M. B. Cette mesure a-t-elle une chance de passer ?

A. M. J’espère que plusieurs États de l’UE refuseront de valider les atteintes aux droits de l’homme et en particulier aux droits de l’enfant, cachées derrière la libre circulation des personnes. Il faut l’unanimité pour que ce règlement aboutisse. Il y a de fortes chances pour qu’il n’aille pas au bout, mais les États subissent des pressions. Par conséquent, rien n’est gagné. C’est pourquoi notre association est mobilisée pour informer et convaincre les États de refuser de se rendre complices des trafic d’enfants qui peuvent être légalisés dans certains États.

M. B. Qu’est-ce que cela dit de l’Union européenne ?

A. M. Cette institution fonctionne de manière idéologique.
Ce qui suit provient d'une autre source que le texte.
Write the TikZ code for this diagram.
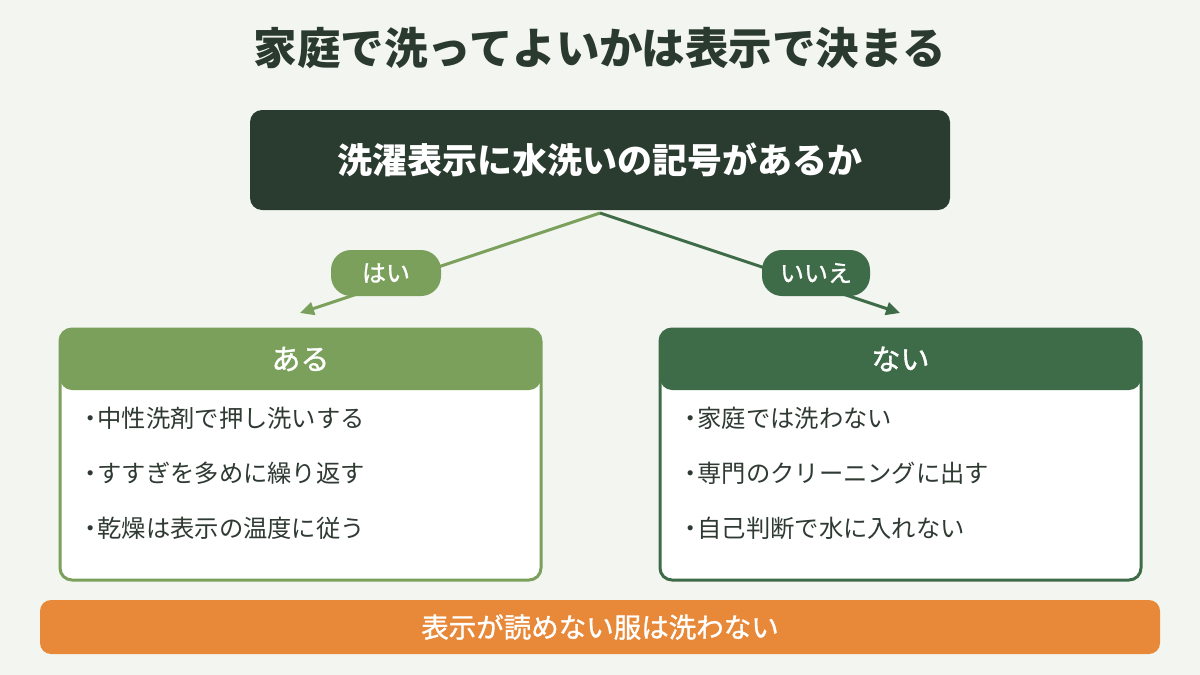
\documentclass[tikz,border=0pt]{standalone}
\usepackage{fontspec}
\setmainfont{Noto Sans CJK JP}
\newfontfamily\medfont[FakeBold=1.2]{Noto Sans CJK JP}
\usetikzlibrary{arrows.meta}
\definecolor{bgc}{HTML}{F3F6F0}
\definecolor{titlec}{HTML}{2B3A2F}
\definecolor{qc}{HTML}{2A3B30}
\definecolor{lgreen}{HTML}{7BA05B}
\definecolor{dgreen}{HTML}{3E6B48}
\definecolor{orangec}{HTML}{E8893A}
\definecolor{itemc}{HTML}{2F3A33}
\newcommand{\bul}{・\kern-5pt}
\tikzset{
  card/.style={draw=#1, line width=3pt, fill=white, rounded corners=12pt,
    minimum width=481pt, minimum height=251pt, inner sep=0pt,
    path picture={\fill[#1] (path picture bounding box.north west) rectangle ([yshift=-61pt]path picture bounding box.north east);}},
  hdr/.style={text=white, font=\medfont\fontsize{29}{33}\selectfont, inner sep=0pt},
  item/.style={text=itemc, font=\fontsize{24.3}{28}\selectfont, anchor=west, inner sep=0pt},
  pill/.style={fill=#1, text=white, rounded corners=20pt, minimum width=110pt, minimum height=46pt,
    inner sep=0pt, font=\medfont\fontsize{24}{28}\selectfont},
  link/.style={draw=#1, line width=3pt, -{Triangle[length=14pt,width=13pt]}},
}
\begin{document}
\begin{tikzpicture}[x=1pt,y=-1pt]
\fill[bgc] (0,0) rectangle (1200,675);
\useasboundingbox (0,0) rectangle (1200,675);
\node[text=titlec, font=\bfseries\fontsize{43.5}{48}\selectfont] (title) at (600,48) {家庭で洗ってよいかは表示で決まる};
\node[fill=qc, rounded corners=12pt, minimum width=700pt, minimum height=100pt, text=white,
  font=\bfseries\fontsize{35}{40}\selectfont] (q) at (600,160) {洗濯表示に水洗いの記号があるか};
\coordinate (apex) at (600,213);
\coordinate (ltip) at (300,313);
\coordinate (rtip) at (900,313);
\draw[link=lgreen] (apex) -- (ltip);
\draw[link=dgreen] (apex) -- (rtip);
\node[pill=lgreen] (yes) at (386,273) {はい};
\node[pill=dgreen, minimum width=108pt] (no) at (816,273) {いいえ};
% left card
\node[card=lgreen] (acard) at (300.5,454.5) {};
\node[hdr] (ahdr) at (300.5,359) {ある};
\node[item] (a1) at (78,418) {\bul 中性洗剤で押し洗いする};
\node[item] (a2) at (78,473) {\bul すすぎを多めに繰り返す};
\node[item] (a3) at (78,528) {\bul 乾燥は表示の温度に従う};
% right card
\node[card=dgreen] (ncard) at (900.5,454.5) {};
\node[hdr] (nhdr) at (900.5,359) {ない};
\node[item] (n1) at (678,418) {\bul 家庭では洗わない};
\node[item] (n2) at (678,473) {\bul 専門のクリーニングに出す};
\node[item] (n3) at (678,528) {\bul 自己判断で水に入れない};
% bottom bar
\node[fill=orangec, rounded corners=11pt, minimum width=1120pt, minimum height=54pt, text=white,
  inner sep=0pt, font=\medfont\fontsize{27.5}{31}\selectfont] (bar) at (600,627) {表示が読めない服は洗わない};
\end{tikzpicture}
\end{document}
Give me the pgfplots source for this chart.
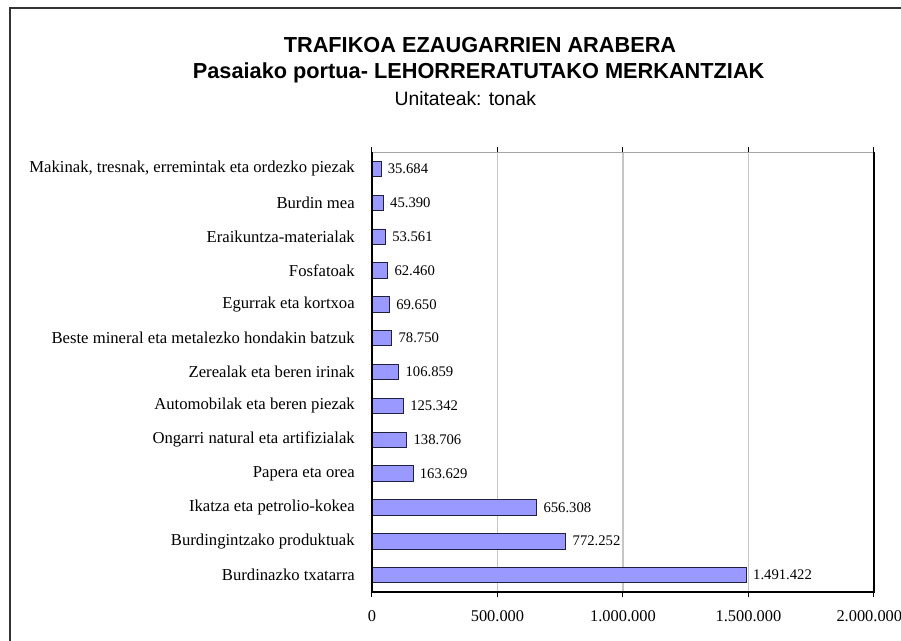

On brandit le principe de libre circulation des personnes comme si c’était le principe supérieur qui méritait qu’on lui sacrifie les droits de l’homme ou les droits de l’enfant en validant les trafics d’enfants.

C’est comme si j’achetais une arme dans un pays où c’est légal : pourrais-je imposer à tous les États de l’Union de circuler moi-même partout avec cette arme dans mon sac ? Ce principe de libre circulation n’est pas le seul élément en cause. Il y a d’autres principes et d’autres valeurs avec lesquels il faut le concilier. Si, par hasard, des personnes s’étant procurées des enfants par des moyens illicites et contraires aux droits de l’enfant étaient empêchées de vivre leur vie dans d’autres États de l’Union, tant pis. C’est peut-être une difficulté pour eux, mais ce n’est rien par rapport au désastre qui résulterait de la reconnaissance des trafics d’enfants.